Aerial view of outhouse at rear of old terraced housing
In the 1960s a quarter of houses still lacked indoor WCs or bathrooms. Photograph: Justin Kase RF/Alamy

Mark Breffit, a senior adviser for top-end sales at the agent Hamptons private office, agrees. “Everyone seems to be bonkers for bathrooms – and this trend is no way confined to prime central London.” Even in Victorian and Edwardian terraces, he says, “the desire for a first-floor suite with a walk-in wardrobe and en suite is increasingly prevalent”.

A cloakroom here, an en suite there – it is a situation the Grand Designs presenter Kevin McCloud considers ridiculous. In an interview with Radio Times, McCloud is especially irritated by “houses with more toilets than physical occupants. Why do people judge the status of a house by how many toilets you can offer your guests? It’s absurd.”
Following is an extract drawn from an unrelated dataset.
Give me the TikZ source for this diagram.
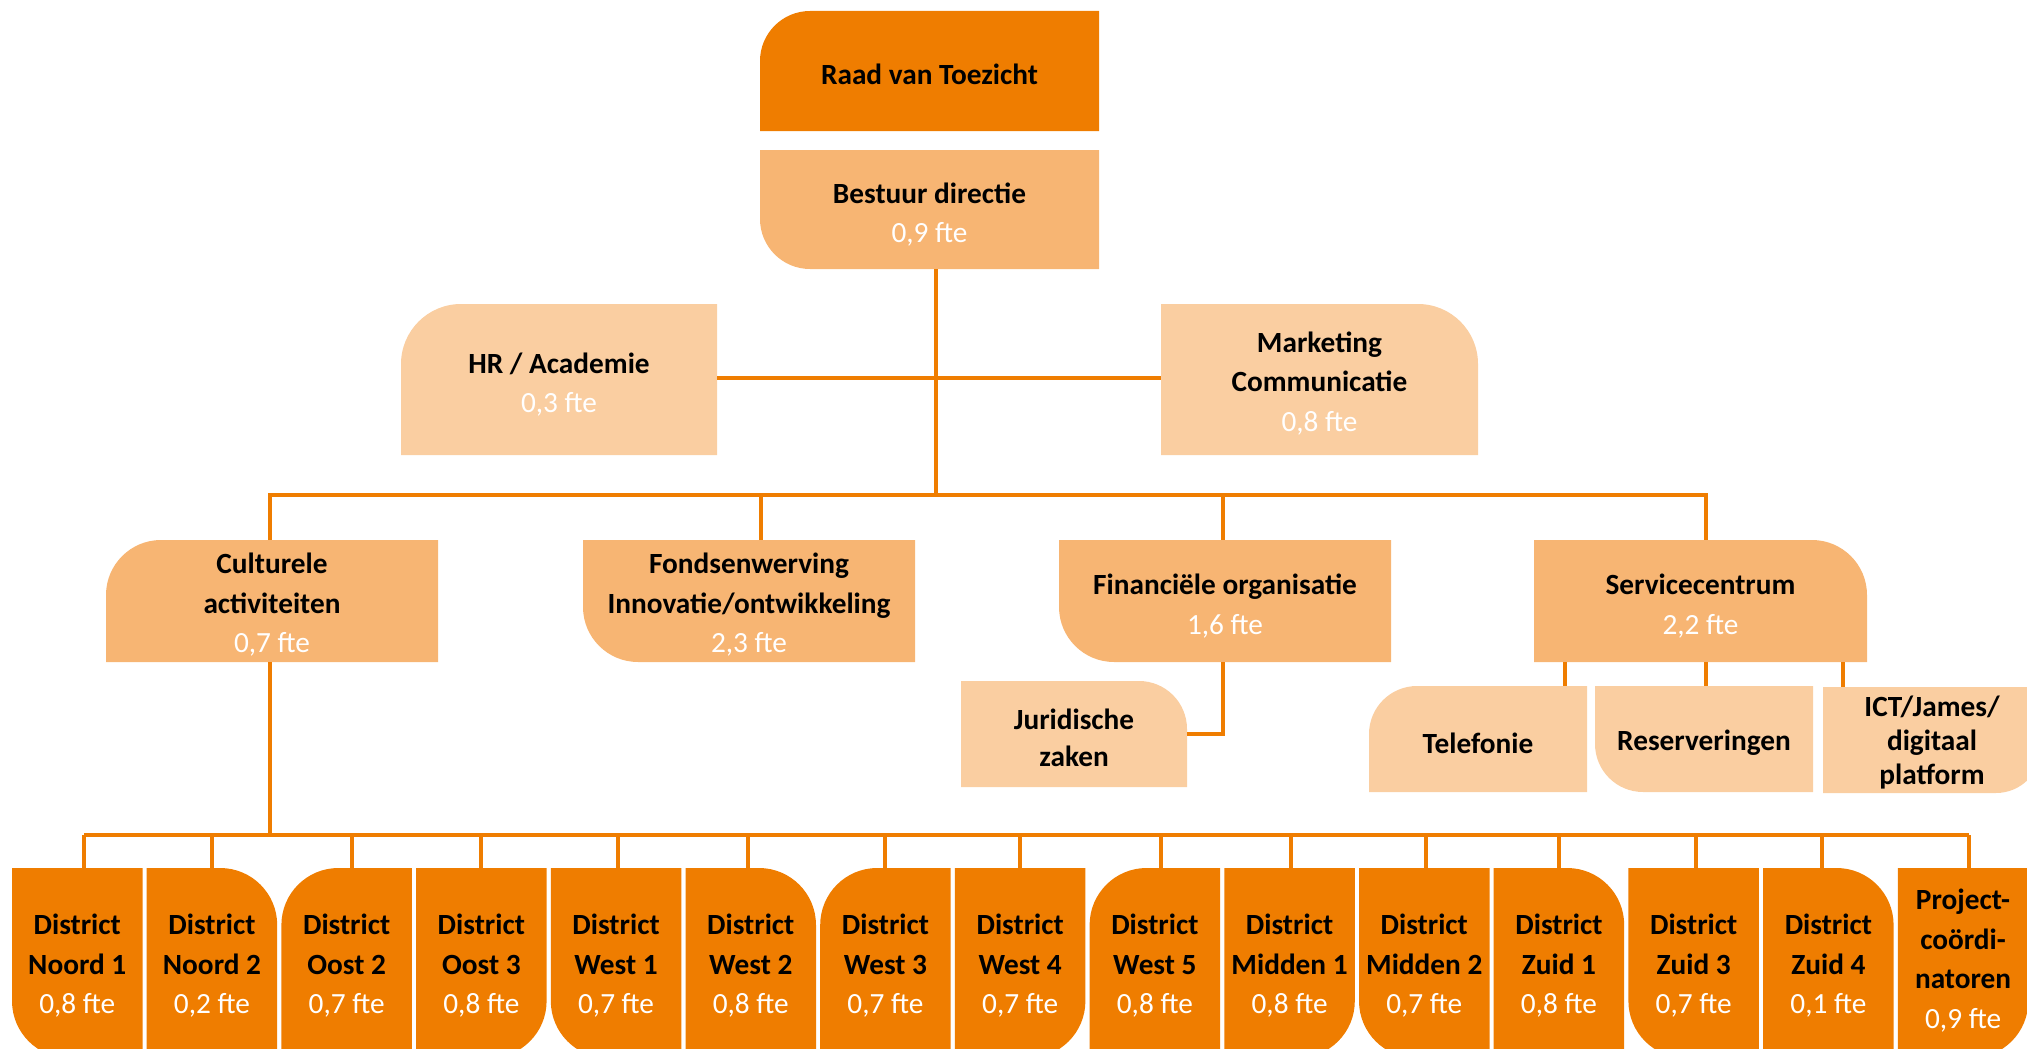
\documentclass[tikz,border=0pt]{standalone}
\usepackage{fontspec}
\setmainfont{Carlito}
\usetikzlibrary{calc}
\definecolor{cdark}{RGB}{239,125,0}
\definecolor{cmid}{RGB}{247,181,115}
\definecolor{clight}{RGB}{250,206,161}
\pgfdeclarelayer{bg}
\pgfsetlayers{bg,main}
\newcommand\ftel[1]{{\mdseries\color{white}#1 fte}}
% boxes with one rounded corner: #1 node, #2 colour, #3 radius (pt)
\newcommand\boxTL[3]{\fill[#2] (#1.south west) -- ([yshift=-#3pt]#1.north west)
  .. controls +(0pt,{0.5523*#3pt}) and +({-0.5523*#3pt},0pt) .. ([xshift=#3pt]#1.north west)
  -- (#1.north east) -- (#1.south east) -- cycle;}
\newcommand\boxTR[3]{\fill[#2] (#1.south east) -- ([yshift=-#3pt]#1.north east)
  .. controls +(0pt,{0.5523*#3pt}) and +({0.5523*#3pt},0pt) .. ([xshift=-#3pt]#1.north east)
  -- (#1.north west) -- (#1.south west) -- cycle;}
\newcommand\boxBL[3]{\fill[#2] (#1.north west) -- ([yshift=#3pt]#1.south west)
  .. controls +(0pt,{-0.5523*#3pt}) and +({-0.5523*#3pt},0pt) .. ([xshift=#3pt]#1.south west)
  -- (#1.south east) -- (#1.north east) -- cycle;}
\newcommand\boxBR[3]{\fill[#2] (#1.north east) -- ([yshift=#3pt]#1.south east)
  .. controls +(0pt,{-0.5523*#3pt}) and +({0.5523*#3pt},0pt) .. ([xshift=-#3pt]#1.south east)
  -- (#1.south west) -- (#1.north west) -- cycle;}
\tikzset{
  bx/.style={inner sep=0pt, outer sep=0pt},
  tx/.style={inner sep=0pt, align=center, text=black,
    font=\bfseries\fontsize{29.3}{39.5}\selectfont},
  ln/.style={draw=cdark, line width=4pt, line join=miter},
}
\begin{document}
\begin{tikzpicture}[x=1pt,y=-1pt]
\useasboundingbox (0,0) rectangle (2027,1049);
% level 1-2
\node[bx, minimum width=339pt, minimum height=120pt] (raad) at (929.5,71) {};
\node[tx] (raad-t) at ([yshift=-3pt]raad.center) {Raad van Toezicht};
\node[bx, minimum width=339pt, minimum height=119pt] (best) at (929.5,209.5) {};
\node[tx] (best-t) at ([yshift=-5pt]best.center) {Bestuur directie\\\ftel{0,9}};
\node[bx, minimum width=316pt, minimum height=151pt] (hr) at (559,379.5) {};
\node[tx] (hr-t) at ([yshift=-5pt]hr.center) {HR / Academie\\\ftel{0,3}};
\node[bx, minimum width=317pt, minimum height=151pt] (mkt) at (1319.5,379.5) {};
\node[tx] (mkt-t) at ([yshift=-4pt]mkt.center) {Marketing\\Communicatie\\\ftel{0,8}};
% level 3
\node[bx, minimum width=332pt, minimum height=122pt] (cul) at (272,601) {};
\node[tx] (cul-t) at ([yshift=-4pt]cul.center) {Culturele\\activiteiten\\\ftel{0,7}};
\node[bx, minimum width=332pt, minimum height=122pt] (fon) at (749,601) {};
\node[tx] (fon-t) at ([yshift=-4pt]fon.center) {Fondsenwerving\\Innovatie/ontwikkeling\\\ftel{2,3}};
\node[bx, minimum width=332pt, minimum height=122pt] (fin) at (1225,601) {};
\node[tx] (fin-t) at ([yshift=-5pt]fin.center) {Financiële organisatie\\\ftel{1,6}};
\node[bx, minimum width=333pt, minimum height=122pt] (svc) at (1700.5,601) {};
\node[tx] (svc-t) at ([yshift=-5pt]svc.center) {Servicecentrum\\\ftel{2,2}};
% level 4
\node[bx, minimum width=226pt, minimum height=106pt] (jur) at (1074,734) {};
\node[tx, font=\bfseries\fontsize{29.3}{37}\selectfont] (jur-t) at ([yshift=-4pt]jur.center) {Juridische\\zaken};
\node[bx, minimum width=218pt, minimum height=106pt] (tel) at (1478,739) {};
\node[tx] (tel-t) at ([yshift=-4pt]tel.center) {Telefonie};
\node[bx, minimum width=218pt, minimum height=106pt] (res) at (1704,739) {};
\node[tx] (res-t) at ([yshift=-4pt]res.center) {Reserveringen};
\node[bx, minimum width=218pt, minimum height=106pt] (ict) at (1932,740) {};
\node[tx, font=\bfseries\fontsize{29.3}{34}\selectfont] (ict-t) at ([yshift=-3pt]ict.center) {ICT/James/\\digitaal\\platform};
% bus coordinates
\coordinate (bus1) at (0,495);
\coordinate (bus2) at (0,835);
\coordinate (hb) at (0,378);
\coordinate (dbest) at (936,0);
\coordinate (dcul) at (270,0);
\coordinate (dfon) at (761,0);
\coordinate (dfin) at (1223,0);
\coordinate (dsvc) at (1706,0);
\coordinate (dtel) at (1565,0);
\coordinate (dres) at (1706,0);
\coordinate (dict) at (1843,0);
\begin{pgfonlayer}{bg}
  \boxTL{raad}{cdark}{50}
  \boxBL{best}{cmid}{50}
  \boxTL{hr}{clight}{60}
  \boxTR{mkt}{clight}{60}
  \boxTL{cul}{cmid}{55}
  \boxBL{fon}{cmid}{55}
  \boxBL{fin}{cmid}{55}
  \boxTR{svc}{cmid}{55}
  \boxTR{jur}{clight}{48}
  \boxTL{tel}{clight}{48}
  \boxBL{res}{clight}{48}
  \boxBR{ict}{clight}{45}
  % connectors
  \draw[ln] (best.south -| dbest) -- (dbest |- bus1);
  \draw[ln] (hr.east |- hb) -- (mkt.west |- hb);
  \draw[ln] (cul.north -| dcul) -- (dcul |- bus1) -- (dsvc |- bus1) -- (svc.north -| dsvc);
  \draw[ln] (dfon |- bus1) -- (fon.north -| dfon);
  \draw[ln] (dfin |- bus1) -- (fin.north -| dfin);
  \draw[ln] (fin.south -| dfin) |- (jur.east);
  \draw[ln] (svc.south -| dtel) -- (tel.north -| dtel);
  \draw[ln] (svc.south -| dres) -- (res.north -| dres);
  \draw[ln] (svc.south -| dict) -- (ict.north -| dict);
  \draw[ln] (cul.south -| dcul) -- (dcul |- bus2);
\end{pgfonlayer}
% bottom row
\foreach \i/\nm/\f/\cor/\ds in {
  0/Noord 1/{0,8}/BL/7, 1/Noord 2/{0,2}/TR/0, 2/Oost 2/{0,7}/TL/5, 3/Oost 3/{0,8}/BR/0,
  4/West 1/{0,7}/BL/2, 5/West 2/{0,8}/TR/-3, 6/West 3/{0,7}/TL/0, 7/West 4/{0,7}/BR/0,
  8/West 5/{0,8}/TL/6, 9/Midden 1/{0,8}/BR/1, 10/Midden 2/{0,7}/BL/2, 11/Zuid 1/{0,8}/TR/0,
  12/Zuid 3/{0,7}/BL/2, 13/Zuid 4/{0,1}/TR/-6}{
  \node[bx, minimum width=130.5pt, minimum height=190pt] (n\i) at ({77.25+134.7*\i},963) {};
  \node[tx] (n\i-t) at ([yshift=-3pt]n\i.center) {District\\\nm\\\ftel{\f}};
  \coordinate (d\i) at ($(n\i.north)+(\ds pt,0pt)$);
  \begin{pgfonlayer}{bg}
    \csname box\cor\endcsname{n\i}{cdark}{57}
    \draw[ln] (d\i) -- (d\i |- bus2);
  \end{pgfonlayer}
}
\node[bx, minimum width=130.5pt, minimum height=190pt] (n14) at ({77.25+134.7*14},963) {};
\node[tx] (n14-t) at ([yshift=2.5pt]n14.center) {Project-\\coördi-\\natoren\\\ftel{0,9}};
\coordinate (d14) at ($(n14.north)+(6pt,0pt)$);
\begin{pgfonlayer}{bg}
  \boxBR{n14}{cdark}{57}
  \draw[ln] (d14) -- (d14 |- bus2);
  \draw[ln] (d0 |- bus2) -- (d14 |- bus2);
\end{pgfonlayer}
\end{tikzpicture}
\end{document}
Most people, of course, do not have unlimited space or funds to put an extra loo on every floor – and in plenty of properties, particularly houses in multiple occupation, where as many as five renters may share a bathroom, the lengthy queue outside the bathroom door is still a daily ritual.

But among homeowners, British toilet inflation is not confined to the buyers with the biggest budgets, according to Chatwin, who says those looking for two-bed flats now frequently ask for a second bathroom to help rent the spare room.

Recent research by Savills found that across the market, British buyers are prepared to pay a significant premium for extra bathrooms, with asking prices per square foot 20% higher for homes with two bathrooms compared with those with just one. Strikingly, an extra bathroom in a one-bedroom flat adds significantly more value per square foot than an extra reception room, the estate agent says.

What is going on? The location and quantity of one’s toilet facilities may be an architectural problem, but it has always been a marker of social status, says Melanie Backe-Hansen, a historian and broadcaster specialising in the history of houses.

Before the mid-19th century, she notes, few houses in Britain had an indoor toilet, their occupants relying on privies, earth closets and buckets until a technological leap in plumbing revolutionised the business of doing one’s business. Toilets, at least for the aspirant middle class, moved indoors – although, notes Backe-Hansen, “in a lot of the larger houses in the country, they didn’t have indoor toilets for many years because they had servants to deal with it”.

Stairs and Victorian-style bathroom in background
Ideally, many people would have a bathroom on every floor. Photograph: Michael Higginson/Alamy

For today’s elite, bathroom showiness is no less prevalent: a house bought by Ben Affleck and Jennifer Lopez during their recent brief marriage reportedly had 10 bedrooms and 17 bathrooms. The US habit of listing properties by their bedroom and bathroom numbers, seen in luxury property shows such as Netflix’s Selling Sunset, may also have influenced the growing trend in Britain, Chatwin believes.

But if status is clearly a factor in increasing bathroom numbers as household incomes have risen, comfort is, too. The most remarkable thing about our domestic toilet habits, says Backe-Hansen, is the speed at which they have changed. In 1967, a quarter of homes in England and Wales still lacked either a bath or shower, an indoor WC, or a sink with hot and cold water. By 1991 that figure was 1%.

“It wasn’t long ago that a lot of housing didn’t have internal bathrooms, or just had a loo out the back of the kitchen,” she says. “That expectation we now have of fixtures and fittings, and all the lovely shiny bathrooms that we have now – they were much less common only 50 … years ago. Things have drastically changed.”